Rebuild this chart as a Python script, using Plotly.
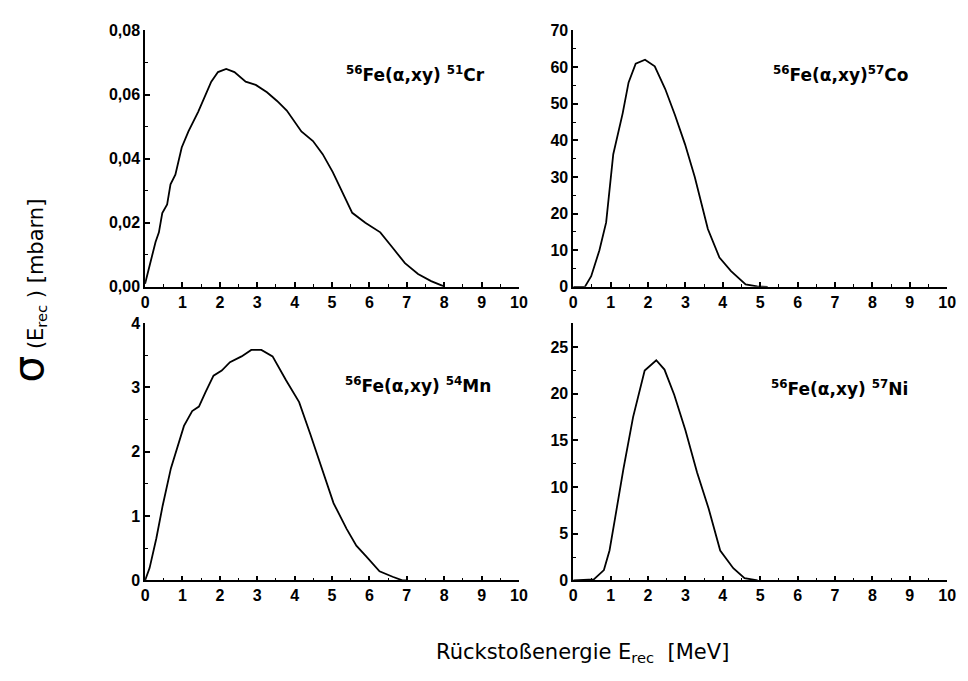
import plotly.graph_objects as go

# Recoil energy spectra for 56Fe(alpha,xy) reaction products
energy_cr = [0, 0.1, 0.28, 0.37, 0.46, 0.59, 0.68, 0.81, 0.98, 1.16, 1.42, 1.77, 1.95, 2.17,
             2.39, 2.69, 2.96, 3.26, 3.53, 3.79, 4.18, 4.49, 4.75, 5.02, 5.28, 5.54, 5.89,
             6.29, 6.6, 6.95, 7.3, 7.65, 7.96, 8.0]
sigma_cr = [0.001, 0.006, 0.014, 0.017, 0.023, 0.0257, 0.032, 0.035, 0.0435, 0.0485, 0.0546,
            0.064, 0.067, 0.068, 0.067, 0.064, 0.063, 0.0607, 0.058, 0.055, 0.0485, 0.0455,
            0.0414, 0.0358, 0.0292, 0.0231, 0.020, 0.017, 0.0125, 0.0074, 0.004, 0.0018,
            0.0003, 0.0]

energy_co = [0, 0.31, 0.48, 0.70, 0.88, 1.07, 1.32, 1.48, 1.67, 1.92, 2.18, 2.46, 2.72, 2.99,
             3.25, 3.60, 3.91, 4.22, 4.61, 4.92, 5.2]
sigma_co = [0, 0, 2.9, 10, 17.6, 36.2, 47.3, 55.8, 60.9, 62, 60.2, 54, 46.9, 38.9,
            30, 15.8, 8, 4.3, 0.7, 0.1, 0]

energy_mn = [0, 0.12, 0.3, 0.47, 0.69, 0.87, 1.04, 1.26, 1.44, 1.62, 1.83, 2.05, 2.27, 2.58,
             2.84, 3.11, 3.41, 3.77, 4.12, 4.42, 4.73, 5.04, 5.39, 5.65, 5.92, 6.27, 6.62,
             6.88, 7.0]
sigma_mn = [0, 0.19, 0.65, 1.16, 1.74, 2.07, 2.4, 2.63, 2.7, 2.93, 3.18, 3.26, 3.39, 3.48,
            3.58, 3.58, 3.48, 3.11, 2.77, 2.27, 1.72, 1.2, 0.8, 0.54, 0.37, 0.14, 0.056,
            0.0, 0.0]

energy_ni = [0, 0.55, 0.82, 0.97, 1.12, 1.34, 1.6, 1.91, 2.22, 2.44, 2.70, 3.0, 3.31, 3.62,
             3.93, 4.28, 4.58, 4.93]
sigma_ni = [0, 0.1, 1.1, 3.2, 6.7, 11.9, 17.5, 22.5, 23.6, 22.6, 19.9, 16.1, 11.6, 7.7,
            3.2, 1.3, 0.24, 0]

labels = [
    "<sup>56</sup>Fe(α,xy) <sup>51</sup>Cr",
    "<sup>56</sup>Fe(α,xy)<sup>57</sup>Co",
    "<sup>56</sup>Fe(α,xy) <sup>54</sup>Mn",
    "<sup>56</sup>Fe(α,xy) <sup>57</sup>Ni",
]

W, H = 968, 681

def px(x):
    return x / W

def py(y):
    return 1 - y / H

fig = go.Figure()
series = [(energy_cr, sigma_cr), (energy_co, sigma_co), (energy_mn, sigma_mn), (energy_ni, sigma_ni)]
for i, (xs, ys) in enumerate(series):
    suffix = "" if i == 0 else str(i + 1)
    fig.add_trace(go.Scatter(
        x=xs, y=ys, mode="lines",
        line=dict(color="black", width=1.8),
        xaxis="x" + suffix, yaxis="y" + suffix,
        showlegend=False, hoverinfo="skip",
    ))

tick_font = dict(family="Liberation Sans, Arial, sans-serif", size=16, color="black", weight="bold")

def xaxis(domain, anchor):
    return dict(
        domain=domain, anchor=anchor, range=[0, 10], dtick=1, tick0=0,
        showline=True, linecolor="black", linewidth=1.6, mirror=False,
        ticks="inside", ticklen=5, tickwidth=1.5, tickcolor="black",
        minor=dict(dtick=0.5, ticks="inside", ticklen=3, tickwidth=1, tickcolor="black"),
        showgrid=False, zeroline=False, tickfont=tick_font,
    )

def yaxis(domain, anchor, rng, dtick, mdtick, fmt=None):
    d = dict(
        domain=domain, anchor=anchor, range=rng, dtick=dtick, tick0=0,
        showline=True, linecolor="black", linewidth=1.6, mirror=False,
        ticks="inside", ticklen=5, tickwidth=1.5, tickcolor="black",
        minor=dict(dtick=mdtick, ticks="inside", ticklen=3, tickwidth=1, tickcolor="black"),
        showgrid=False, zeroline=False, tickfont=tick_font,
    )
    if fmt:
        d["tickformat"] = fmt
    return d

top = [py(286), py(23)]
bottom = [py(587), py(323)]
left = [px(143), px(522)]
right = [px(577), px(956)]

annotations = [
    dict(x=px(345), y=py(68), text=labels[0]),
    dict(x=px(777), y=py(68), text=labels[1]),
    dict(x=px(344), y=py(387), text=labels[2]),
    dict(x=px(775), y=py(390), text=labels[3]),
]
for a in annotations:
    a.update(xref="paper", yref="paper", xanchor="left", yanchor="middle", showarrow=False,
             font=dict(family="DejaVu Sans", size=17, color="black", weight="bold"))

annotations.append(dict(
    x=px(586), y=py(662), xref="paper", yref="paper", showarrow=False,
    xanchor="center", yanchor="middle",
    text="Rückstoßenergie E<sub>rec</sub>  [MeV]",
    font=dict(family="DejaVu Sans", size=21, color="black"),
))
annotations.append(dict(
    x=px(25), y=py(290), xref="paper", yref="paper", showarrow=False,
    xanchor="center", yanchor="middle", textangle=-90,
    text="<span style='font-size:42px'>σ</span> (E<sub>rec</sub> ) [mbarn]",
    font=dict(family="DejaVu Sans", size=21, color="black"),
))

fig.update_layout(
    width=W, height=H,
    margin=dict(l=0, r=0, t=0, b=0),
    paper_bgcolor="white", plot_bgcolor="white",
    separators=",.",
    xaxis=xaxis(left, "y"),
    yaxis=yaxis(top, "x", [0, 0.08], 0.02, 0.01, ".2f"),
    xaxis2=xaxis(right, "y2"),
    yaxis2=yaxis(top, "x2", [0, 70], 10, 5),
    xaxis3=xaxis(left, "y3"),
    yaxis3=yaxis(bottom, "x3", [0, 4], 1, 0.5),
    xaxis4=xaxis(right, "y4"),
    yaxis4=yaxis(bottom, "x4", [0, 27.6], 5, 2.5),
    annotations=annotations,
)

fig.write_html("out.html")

* [Goal of the exercise]
Give again exactly the lines running from the beginning of the material above through the line that contains "import plotly.graph_objects as go", and leave out every picture.

* [Output of the task]
Rebuild this chart as a Python script, using Plotly.
import plotly.graph_objects as go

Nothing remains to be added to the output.